(Rows from a dataset of charts and code)
● ● ●

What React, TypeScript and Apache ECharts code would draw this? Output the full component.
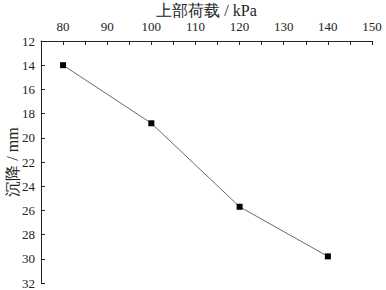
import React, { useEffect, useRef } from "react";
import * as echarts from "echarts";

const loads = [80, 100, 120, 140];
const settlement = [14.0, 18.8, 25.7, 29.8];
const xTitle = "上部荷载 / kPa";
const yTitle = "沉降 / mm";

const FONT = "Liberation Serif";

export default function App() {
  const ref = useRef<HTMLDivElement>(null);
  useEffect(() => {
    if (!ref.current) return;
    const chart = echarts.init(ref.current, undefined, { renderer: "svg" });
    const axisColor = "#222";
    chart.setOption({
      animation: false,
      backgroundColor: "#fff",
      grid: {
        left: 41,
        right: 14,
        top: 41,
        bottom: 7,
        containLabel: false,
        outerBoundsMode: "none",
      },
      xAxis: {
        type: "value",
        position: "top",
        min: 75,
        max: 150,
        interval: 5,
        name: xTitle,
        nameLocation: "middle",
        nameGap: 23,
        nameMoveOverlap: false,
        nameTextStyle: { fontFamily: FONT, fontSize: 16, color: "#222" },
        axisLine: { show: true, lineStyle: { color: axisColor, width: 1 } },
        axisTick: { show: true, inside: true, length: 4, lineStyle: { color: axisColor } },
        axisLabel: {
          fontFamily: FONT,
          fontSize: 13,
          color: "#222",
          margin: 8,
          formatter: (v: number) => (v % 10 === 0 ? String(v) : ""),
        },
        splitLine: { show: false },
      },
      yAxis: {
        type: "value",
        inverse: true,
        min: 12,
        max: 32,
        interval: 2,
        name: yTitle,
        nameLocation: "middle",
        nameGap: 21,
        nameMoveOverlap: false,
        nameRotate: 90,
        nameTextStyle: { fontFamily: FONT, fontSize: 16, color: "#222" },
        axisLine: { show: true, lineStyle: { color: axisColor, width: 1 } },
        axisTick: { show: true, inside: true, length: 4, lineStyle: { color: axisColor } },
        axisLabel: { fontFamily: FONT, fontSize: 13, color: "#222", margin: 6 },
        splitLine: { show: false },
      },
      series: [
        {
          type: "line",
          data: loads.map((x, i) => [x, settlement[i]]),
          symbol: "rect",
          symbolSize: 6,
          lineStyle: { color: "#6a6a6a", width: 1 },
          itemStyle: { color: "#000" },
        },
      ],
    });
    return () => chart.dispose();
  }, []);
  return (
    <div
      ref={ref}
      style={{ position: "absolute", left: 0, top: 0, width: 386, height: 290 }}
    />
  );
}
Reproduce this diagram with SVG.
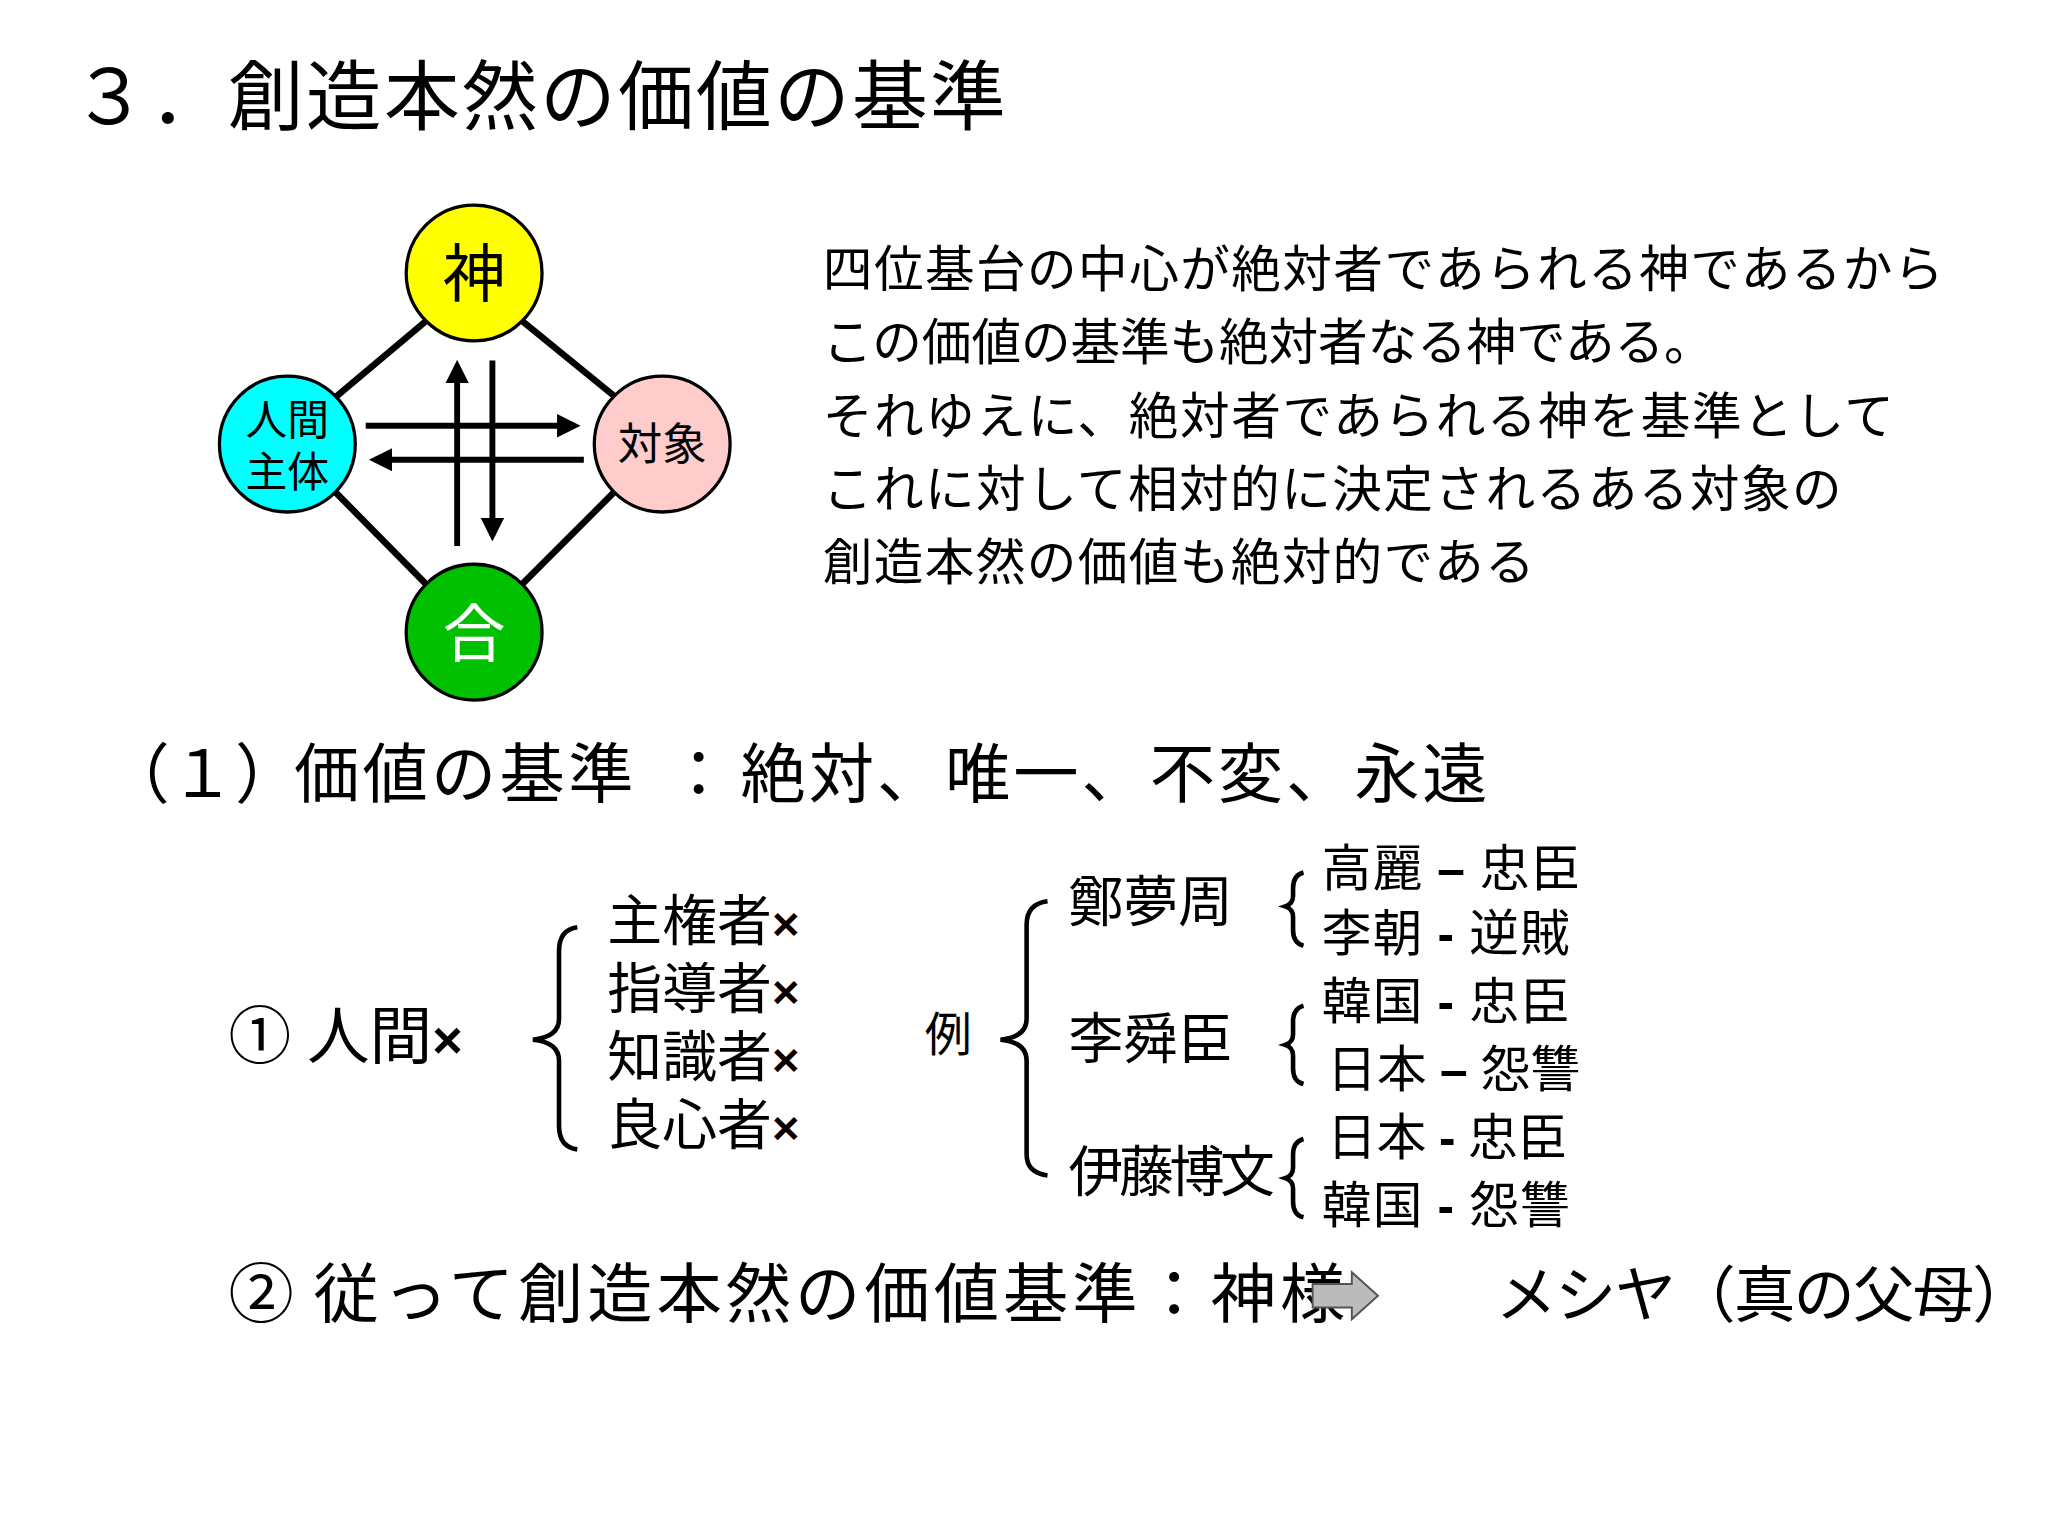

● ● ●

• [Directions for this task] Set down every entry word for word, but omit the pictures.

• [Task output]
What React, TypeScript and Apache ECharts code would draw this? Output the full component.
import React, { useEffect, useRef } from "react";
import * as echarts from "echarts";

const loads = [80, 100, 120, 140];
const settlement = [14.0, 18.8, 25.7, 29.8];
const xTitle = "上部荷载 / kPa";
const yTitle = "沉降 / mm";

const FONT = "Liberation Serif";

export default function App() {
  const ref = useRef<HTMLDivElement>(null);
  useEffect(() => {
    if (!ref.current) return;
    const chart = echarts.init(ref.current, undefined, { renderer: "svg" });
    const axisColor = "#222";
    chart.setOption({
      animation: false,
      backgroundColor: "#fff",
      grid: {
        left: 41,
        right: 14,
        top: 41,
        bottom: 7,
        containLabel: false,
        outerBoundsMode: "none",
      },
      xAxis: {
        type: "value",
        position: "top",
        min: 75,
        max: 150,
        interval: 5,
        name: xTitle,
        nameLocation: "middle",
        nameGap: 23,
        nameMoveOverlap: false,
        nameTextStyle: { fontFamily: FONT, fontSize: 16, color: "#222" },
        axisLine: { show: true, lineStyle: { color: axisColor, width: 1 } },
        axisTick: { show: true, inside: true, length: 4, lineStyle: { color: axisColor } },
        axisLabel: {
          fontFamily: FONT,
          fontSize: 13,
          color: "#222",
          margin: 8,
          formatter: (v: number) => (v % 10 === 0 ? String(v) : ""),
        },
        splitLine: { show: false },
      },
      yAxis: {
        type: "value",
        inverse: true,
        min: 12,
        max: 32,
        interval: 2,
        name: yTitle,
        nameLocation: "middle",
        nameGap: 21,
        nameMoveOverlap: false,
        nameRotate: 90,
        nameTextStyle: { fontFamily: FONT, fontSize: 16, color: "#222" },
        axisLine: { show: true, lineStyle: { color: axisColor, width: 1 } },
        axisTick: { show: true, inside: true, length: 4, lineStyle: { color: axisColor } },
        axisLabel: { fontFamily: FONT, fontSize: 13, color: "#222", margin: 6 },
        splitLine: { show: false },
      },
      series: [
        {
          type: "line",
          data: loads.map((x, i) => [x, settlement[i]]),
          symbol: "rect",
          symbolSize: 6,
          lineStyle: { color: "#6a6a6a", width: 1 },
          itemStyle: { color: "#000" },
        },
      ],
    });
    return () => chart.dispose();
  }, []);
  return (
    <div
      ref={ref}
      style={{ position: "absolute", left: 0, top: 0, width: 386, height: 290 }}
    />
  );
}
Reproduce this diagram with SVG.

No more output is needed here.